O ego tá maior que a tela. Narciso cega a imagem. A projeção se apaga na caverna do apego à ilusão. Então se dilui, o cinema se fecha e implode a si mesmo. (…). E o caminho seria a inversão de valores. Cinema, é o que bate na tela e volta em bumerangue mágico. E ela é branca, solene e impura. Temos que ocupar a alvura. Manchar, pintar esse quadro, que não precisa nem de moldura. Alguns cineastas soviéticos fizeram essa ocupação… até a tarde de nevasca em que o poeta Maiakovski dá um tiro no peito. "É preciso estar atento e forte, não temos tempo de temer a morte", alguém depois cantou. Eu, cá nos meus botões, sinto que alguma coisa tá desviada. Não sou lúcido o suficiente para indicar, com régua e compasso, o nível do desvio. Talvez nos falte "alguma poesia", que nos alertara Drummond desde 1930. Aliás, o élan da fraternidade e da generosidade não faria mal a ninguém neste mundo. Relembro que passamos muitos séculos com os créditos dos artistas no anonimato total, como revelam pórticos sublimes de catedrais medievais com seus símbolos imortais, ascendentes. A burguesia inventou essa distorção, esse aleijão da personalidade inflada: o monstro na superfície da beleza. Os nossos ancestrais realizavam suas pinturas rupestres com funções mais nobres (e misteriosas). Talvez tenhamos perdido o elo do senso de mistério. Qual a função do cinema, hoje? Não sei responder com clareza sucinta. O que me inquieta, porém. Só nego o glamour, a aura de celebridade, a banalidade de divertimento, a pornografia de violência, o consumo voraz do desperdício… O cinema tem outro desígnio. Ele é a morada do sonho… da utopia. A urgência que todo ser humano sente batendo à sua porta. A necessidade da leveza do inútil como produto de primeira grandeza. O inútil que não preenche o estômago mas alimenta o espírito. O cinema de pensamento, de sentimento… arejando. Revelando que o copo vazio tá cheio de ar.
Conta um pouco da sua trajetória dentro do cinema: entre tantas atividades, por que optar por essa área?
Sou de uma geração de trajetória meio na contramão. Algo tortuoso como o cubismo de Picasso. Ler, escrever, ver filme & filmar. Plataforma heterodoxa cujo perfil consiste em escrever filmando e filmar escrevendo. Ou seja, a literatura como pedágio para o cinema. Por isso logo cedo comecei a crítica de cinema no extinto Jornal da Bahia.
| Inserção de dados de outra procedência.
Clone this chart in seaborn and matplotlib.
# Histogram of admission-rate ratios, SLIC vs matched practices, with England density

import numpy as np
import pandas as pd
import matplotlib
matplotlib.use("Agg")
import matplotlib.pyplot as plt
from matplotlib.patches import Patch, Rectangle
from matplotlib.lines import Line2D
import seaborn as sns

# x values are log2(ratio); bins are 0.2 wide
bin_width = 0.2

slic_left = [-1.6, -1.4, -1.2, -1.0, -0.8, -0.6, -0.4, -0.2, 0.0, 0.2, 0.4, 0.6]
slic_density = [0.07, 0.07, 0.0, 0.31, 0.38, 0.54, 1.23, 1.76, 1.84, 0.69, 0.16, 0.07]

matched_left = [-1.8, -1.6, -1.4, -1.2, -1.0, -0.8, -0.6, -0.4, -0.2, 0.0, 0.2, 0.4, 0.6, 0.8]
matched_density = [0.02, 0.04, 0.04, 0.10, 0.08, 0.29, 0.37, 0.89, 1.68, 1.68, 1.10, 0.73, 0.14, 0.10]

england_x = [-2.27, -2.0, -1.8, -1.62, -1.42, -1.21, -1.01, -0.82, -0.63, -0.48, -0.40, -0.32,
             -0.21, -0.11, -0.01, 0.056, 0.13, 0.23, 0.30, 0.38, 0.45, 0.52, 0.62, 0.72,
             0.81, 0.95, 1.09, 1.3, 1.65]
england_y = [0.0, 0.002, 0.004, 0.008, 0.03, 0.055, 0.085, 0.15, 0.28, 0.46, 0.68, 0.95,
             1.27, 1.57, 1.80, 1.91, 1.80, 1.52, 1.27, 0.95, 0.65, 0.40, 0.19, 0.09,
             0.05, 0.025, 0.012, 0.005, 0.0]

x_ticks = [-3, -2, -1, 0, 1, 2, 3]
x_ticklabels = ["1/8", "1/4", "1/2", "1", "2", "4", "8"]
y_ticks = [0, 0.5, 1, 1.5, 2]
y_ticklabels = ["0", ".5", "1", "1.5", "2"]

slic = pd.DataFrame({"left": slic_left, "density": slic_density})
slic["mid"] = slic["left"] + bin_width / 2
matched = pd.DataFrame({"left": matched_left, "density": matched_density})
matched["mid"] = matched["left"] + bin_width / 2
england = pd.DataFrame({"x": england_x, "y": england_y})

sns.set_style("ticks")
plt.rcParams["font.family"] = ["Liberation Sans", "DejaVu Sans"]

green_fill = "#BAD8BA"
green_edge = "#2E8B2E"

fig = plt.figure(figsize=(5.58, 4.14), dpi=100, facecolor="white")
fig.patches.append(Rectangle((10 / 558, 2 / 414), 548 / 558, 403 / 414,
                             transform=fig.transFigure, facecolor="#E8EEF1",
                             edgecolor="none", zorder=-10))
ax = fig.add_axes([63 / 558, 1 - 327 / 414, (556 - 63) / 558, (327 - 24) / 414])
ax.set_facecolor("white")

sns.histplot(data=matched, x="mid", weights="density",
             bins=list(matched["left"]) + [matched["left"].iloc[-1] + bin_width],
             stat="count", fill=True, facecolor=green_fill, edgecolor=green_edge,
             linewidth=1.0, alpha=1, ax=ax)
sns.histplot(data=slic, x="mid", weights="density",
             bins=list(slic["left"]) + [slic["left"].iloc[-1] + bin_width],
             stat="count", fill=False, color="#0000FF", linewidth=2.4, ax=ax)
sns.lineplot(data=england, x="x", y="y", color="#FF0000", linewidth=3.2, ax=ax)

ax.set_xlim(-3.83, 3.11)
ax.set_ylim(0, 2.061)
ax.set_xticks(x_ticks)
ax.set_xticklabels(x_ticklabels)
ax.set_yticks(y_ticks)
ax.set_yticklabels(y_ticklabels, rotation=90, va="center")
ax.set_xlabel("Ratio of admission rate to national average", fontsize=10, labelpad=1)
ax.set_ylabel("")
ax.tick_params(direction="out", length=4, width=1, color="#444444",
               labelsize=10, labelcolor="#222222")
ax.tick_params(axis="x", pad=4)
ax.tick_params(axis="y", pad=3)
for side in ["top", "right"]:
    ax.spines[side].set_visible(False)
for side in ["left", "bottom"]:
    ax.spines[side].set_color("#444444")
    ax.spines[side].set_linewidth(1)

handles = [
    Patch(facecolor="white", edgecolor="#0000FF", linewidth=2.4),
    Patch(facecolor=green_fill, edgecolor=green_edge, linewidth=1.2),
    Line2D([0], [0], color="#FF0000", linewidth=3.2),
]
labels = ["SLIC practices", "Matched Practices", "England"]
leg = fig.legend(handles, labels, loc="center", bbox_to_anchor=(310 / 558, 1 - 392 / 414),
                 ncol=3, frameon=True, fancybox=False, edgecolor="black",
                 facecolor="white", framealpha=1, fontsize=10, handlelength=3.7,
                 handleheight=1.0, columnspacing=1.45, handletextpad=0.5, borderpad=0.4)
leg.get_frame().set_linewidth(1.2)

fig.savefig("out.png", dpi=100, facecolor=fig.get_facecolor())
Como o personagem K de Kafka a gente sai por aí batendo na porta da lei… e somos atendidos pelo absurdo. Somos navegantes de um barco embriagado. E ainda por cima sustentamos o pesadelo da história. Essa mania de narrar como herança do mavioso canto das sereias de Homero. Não sei se o cinema é uma opção ou uma situação voluntária. O elemento da natureza que me atraiu para o cinema foi o fogo. Quando menino, me levaram a uma sala de exibição, quando a tela incendiou no escuro. Pronto, o pacto se formou. Fui enfeitiçado. Não consigo viver sem o ritual de ir ao cinema. Não consigo sobreviver sem a liturgia do fazer cinema. Assim o círculo se fecha e eu me sinto nesse labirinto. A perdição pela imagem e a concentração delicada na acústica do som. Uma vertigem, enfim.